My stomach turns every time I hear a fundamentalist say, “God made Adam and Eve, not Adam and Steve.” The gay agenda, they claim, is trying to turn good Christian children into gays. For them, there is only one interpretation of the clobber passages of scripture that mention homosexuality. That interpretation is that it’s all sin, sin, sin. If you believe anything else, then you are saying that the Bible is wrong. And if you don’t believe the Bible, you can’t be a Christian. For fundamentalists, there are no gay Christians. Christians can’t be LGBTQIA+ allies, either. Then, they wonder why Christianity is declining. With all their talk about “biblical marriage,” fundamentalists are shooting the church in the foot, and they don’t even understand how they pulled the trigger.

 

  1. Fundamentalism and Racism

Sprinkle in a little white Christian nationalism, and it gets even worse. God wants the races to stay separate, they say, claiming that God divided people at the tower of Babel. Again, they cite how after the flood, Noah’s sons settled in different regions. They use the curse of Ham to prove their point. They talk about how God forbade the Israelites from marrying Canaanites, and apply that rule to modern interracial relationships. So, if you believe that Black lives really do matter, and then you go to church and hear the opposite, are you more likely to adopt a racist position to accommodate fellow parishioners, or are you more likely to leave the church? If you are a member of a white, fundamentalist, Southern church and then you marry a Black man, the conservative churchgoers will likely make you both feel unwelcome before long. But then they’ll wonder why you left the church. They just shot themselves in the foot.

Thought Experiments

I could give more examples, but you get the point. You could try a few thought experiments to see if you would remain in a church like that. Imagine that you are a Venezuelan immigrant, and you are visiting a church in the United States that is full of white Christian nationalists. Or imagine that you are a woman or a divorced man, wanting to be ordained as a deacon in a fundamentalist church. Or picture yourself as a teenager raised in a fundamentalist church, where you can’t come out as a different gender from your body.
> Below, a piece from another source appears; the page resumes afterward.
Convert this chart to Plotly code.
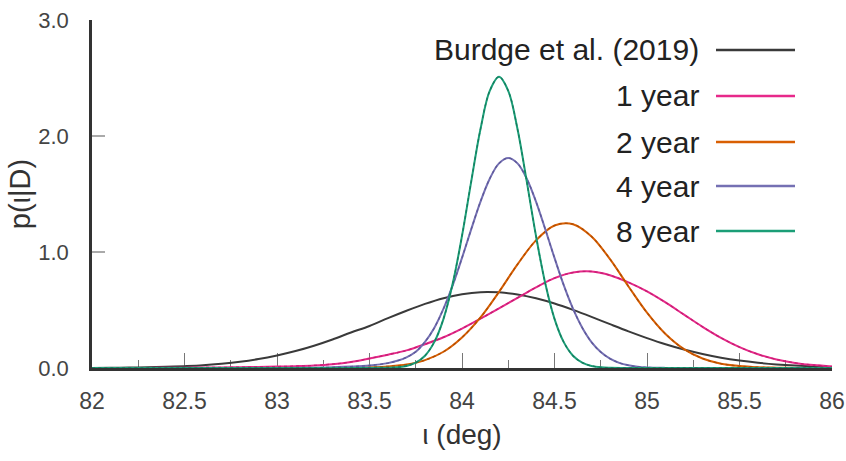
import plotly.graph_objects as go

# Posterior densities of the inclination angle, sampled on a coarse grid
x_wide = [82.0, 82.1, 82.2, 82.3, 82.4, 82.5, 82.6, 82.7, 82.8, 82.9,
          83.0, 83.1, 83.2, 83.3, 83.4, 83.5, 83.6, 83.7, 83.8, 83.9,
          84.0, 84.1, 84.2, 84.3, 84.4, 84.5, 84.6, 84.7, 84.8, 84.9,
          85.0, 85.1, 85.2, 85.3, 85.4, 85.5, 85.6, 85.7, 85.8, 85.9, 86.0]

burdge = [0.001, 0.002, 0.004, 0.006, 0.010, 0.016, 0.024, 0.037, 0.054, 0.077,
          0.108, 0.146, 0.192, 0.246, 0.306, 0.362, 0.430, 0.494, 0.553, 0.602,
          0.636, 0.654, 0.652, 0.634, 0.601, 0.556, 0.501, 0.441, 0.378, 0.316,
          0.258, 0.205, 0.159, 0.121, 0.089, 0.064, 0.045, 0.031, 0.021, 0.014, 0.008]

year1 = [0.000, 0.000, 0.001, 0.001, 0.002, 0.003, 0.004, 0.005, 0.007, 0.009,
         0.012, 0.016, 0.022, 0.033, 0.052, 0.082, 0.115, 0.152, 0.205, 0.265,
         0.340, 0.425, 0.515, 0.605, 0.695, 0.775, 0.823, 0.832, 0.800, 0.738,
         0.660, 0.565, 0.460, 0.355, 0.260, 0.180, 0.118, 0.074, 0.044, 0.025, 0.014]

year2 = [0.000, 0.000, 0.000, 0.000, 0.000, 0.000, 0.000, 0.000, 0.000, 0.000,
         0.000, 0.000, 0.000, 0.001, 0.002, 0.006, 0.014, 0.030, 0.068, 0.140,
         0.263, 0.436, 0.656, 0.893, 1.100, 1.228, 1.240, 1.134, 0.938, 0.703,
         0.477, 0.293, 0.163, 0.082, 0.037, 0.017, 0.007, 0.003, 0.001, 0.000, 0.000]

# Narrower posteriors need a finer grid around the peak
x_year4 = [82.0, 82.5, 83.0, 83.2, 83.3, 83.4, 83.5, 83.6, 83.65, 83.7, 83.75,
           83.8, 83.85, 83.9, 83.95, 84.0, 84.05, 84.1, 84.15, 84.2, 84.25,
           84.3, 84.35, 84.4, 84.45, 84.5, 84.55, 84.6, 84.65, 84.7, 84.75,
           84.8, 84.85, 84.9, 84.95, 85.0, 85.1, 85.2, 85.5, 86.0]
year4 = [0.000, 0.000, 0.001, 0.003, 0.006, 0.012, 0.022, 0.042, 0.062, 0.092, 0.140,
         0.225, 0.345, 0.511, 0.714, 0.949, 1.197, 1.435, 1.632, 1.764, 1.810,
         1.764, 1.632, 1.435, 1.197, 0.949, 0.714, 0.511, 0.347, 0.223, 0.137,
         0.080, 0.044, 0.023, 0.011, 0.005, 0.001, 0.000, 0.000, 0.000]

x_year8 = [82.0, 83.0, 83.4, 83.5, 83.6, 83.65, 83.7, 83.75, 83.8, 83.85,
           83.9, 83.95, 84.0, 84.05, 84.1, 84.15, 84.2, 84.25, 84.3, 84.35,
           84.4, 84.45, 84.5, 84.55, 84.6, 84.65, 84.7, 84.75, 84.8, 84.9,
           85.0, 85.5, 86.0]
year8 = [0.000, 0.000, 0.000, 0.001, 0.002, 0.006, 0.018, 0.046, 0.106, 0.223,
         0.424, 0.730, 1.139, 1.609, 2.060, 2.389, 2.510, 2.389, 2.060, 1.609,
         1.139, 0.730, 0.424, 0.223, 0.106, 0.046, 0.018, 0.006, 0.002, 0.000,
         0.000, 0.000, 0.000]

names = ["Burdge et al. (2019)", "1 year", "2 year", "4 year", "8 year"]
colors = ["#3a3a3a", "#e7298a", "#d95f02", "#7570b3", "#1b9e77"]
dash_colors = [None, "#c41f72", "#b04d02", "#5d5899", "#157d5f"]

x_ticks = [82, 82.5, 83, 83.5, 84, 84.5, 85, 85.5, 86]
x_tick_text = ["82", "82.5", "83", "83.5", "84", "84.5", "85", "85.5", "86"]
y_ticks = [0, 1, 2, 3]
y_tick_text = ["0.0", "1.0", "2.0", "3.0"]

series = [(x_wide, burdge), (x_wide, year1), (x_wide, year2),
          (x_year4, year4), (x_year8, year8)]

FONT = "Liberation Sans, Arial, sans-serif"

fig = go.Figure()
for (xs, ys), name, col, dcol in zip(series, names, colors, dash_colors):
    fig.add_trace(go.Scatter(
        x=xs, y=ys, mode="lines", name=name,
        line=dict(color=col, width=2, shape="spline", smoothing=1.0),
        showlegend=False, hoverinfo="skip"))
    if dcol is not None:
        # sample-based estimate drawn over the analytic curve
        fig.add_trace(go.Scatter(
            x=xs, y=ys, mode="lines", name=name + " (samples)",
            line=dict(color=dcol, width=1.3, dash="3px,3px",
                      shape="spline", smoothing=1.0),
            showlegend=False, hoverinfo="skip"))

# Key: labels right-aligned, sample line to their right
L, R, T, B = 92, 14, 20, 93
W, H = 846, 461
pw, ph = W - L - R, H - T - B
row_y = [50, 96, 142, 186, 231]
for name, col, py in zip(names, colors, row_y):
    yp = (H - B - py) / ph
    fig.add_annotation(
        x=(701 - L) / pw, y=yp, xref="paper", yref="paper",
        text=name, showarrow=False, xanchor="right", yanchor="middle",
        font=dict(family=FONT, size=30, color="#222222"))
    fig.add_shape(
        type="line", xref="paper", yref="paper",
        x0=(716 - L) / pw, x1=(795 - L) / pw, y0=yp, y1=yp,
        line=dict(color=col, width=2.5))

fig.update_layout(
    width=W, height=H,
    margin=dict(l=L, r=R, t=T, b=B, pad=0, autoexpand=False),
    paper_bgcolor="white", plot_bgcolor="white",
    font=dict(family=FONT, color="#444444"),
    xaxis=dict(
        range=[82, 86], tickmode="array", tickvals=x_ticks, ticktext=x_tick_text,
        ticks="inside", ticklen=15, tickwidth=1.2, tickcolor="#777777",
        minor=dict(dtick=0.25, tick0=82, ticks="inside", ticklen=8,
                   tickwidth=1.2, tickcolor="#777777", showgrid=False),
        showline=True, linecolor="#333333", linewidth=2.5, mirror=False,
        showgrid=False, zeroline=False, layer="below traces", automargin=False,
        tickfont=dict(family=FONT, size=23, color="#444444"),
        ticklabelstandoff=11,
        title=dict(text="ι (deg)", standoff=12,
                   font=dict(family=FONT, size=28, color="#333333"))),
    yaxis=dict(
        range=[0, 3], tickmode="array", tickvals=y_ticks, ticktext=y_tick_text,
        ticks="inside", ticklen=13, tickwidth=1.5, tickcolor="#aaaaaa",
        showline=True, linecolor="#333333", linewidth=2.5, mirror=False,
        showgrid=False, zeroline=False, layer="below traces", automargin=False,
        tickfont=dict(family=FONT, size=22, color="#444444"),
        ticklabelstandoff=16,
        title=dict(text="p(ι|D)", standoff=0,
                   font=dict(family=FONT, size=29, color="#333333"))),
)

fig.write_html("out.html")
Would you stay in a church like that?

Chances are that you would leave your fundamentalist church and find a more open-minded and inclusive church. Or, if fundamentalists had you convinced that theirs was the only true brand of Christianity, then you would leave the faith altogether. And all the people at your home church would wonder why you left.

 

Why the Church is Declining

Conservative Christians wonder why the church is declining in the West. All the while, they are immovable as a mountain and as dead as a gravestone. This is not what Jesus meant when he said, “On this rock I will build my church.” The church is built on the testimony that Christ is Lord. All of these other things are just details. When the church lives or dies on creationism, gender and sexuality issues, race and nationalism, or anything else peripheral to the gospel, it does a disservice to the very people they’re trying to reach. The church ties “heavy burdens, hard to bear, and lay them on the shoulders of others, but they themselves are unwilling to lift a finger to move them.”  And then they wonder why folks leave.

Thirty years ago, pastors could go to conferences on church growth. Fifteen years ago they shifted to focusing on church health, understanding that growth was too much to expect. Now, conferences talk about damage control and managing decline. I know pastors who describe themselves as hospice chaplains for dying congregations, focused only on palliative care.

 

Is There a Solution?

I offer a simple solution to all of this. Stop driving people away by insisting that unless they believe like you, they aren’t real Christians. This attitude only proves to people that if their viewpoint diverges, they need to leave the church. The way to keep your church from dying is to stop shooting yourself. In fact, you might even consider taking the bullets out of your gun entirely.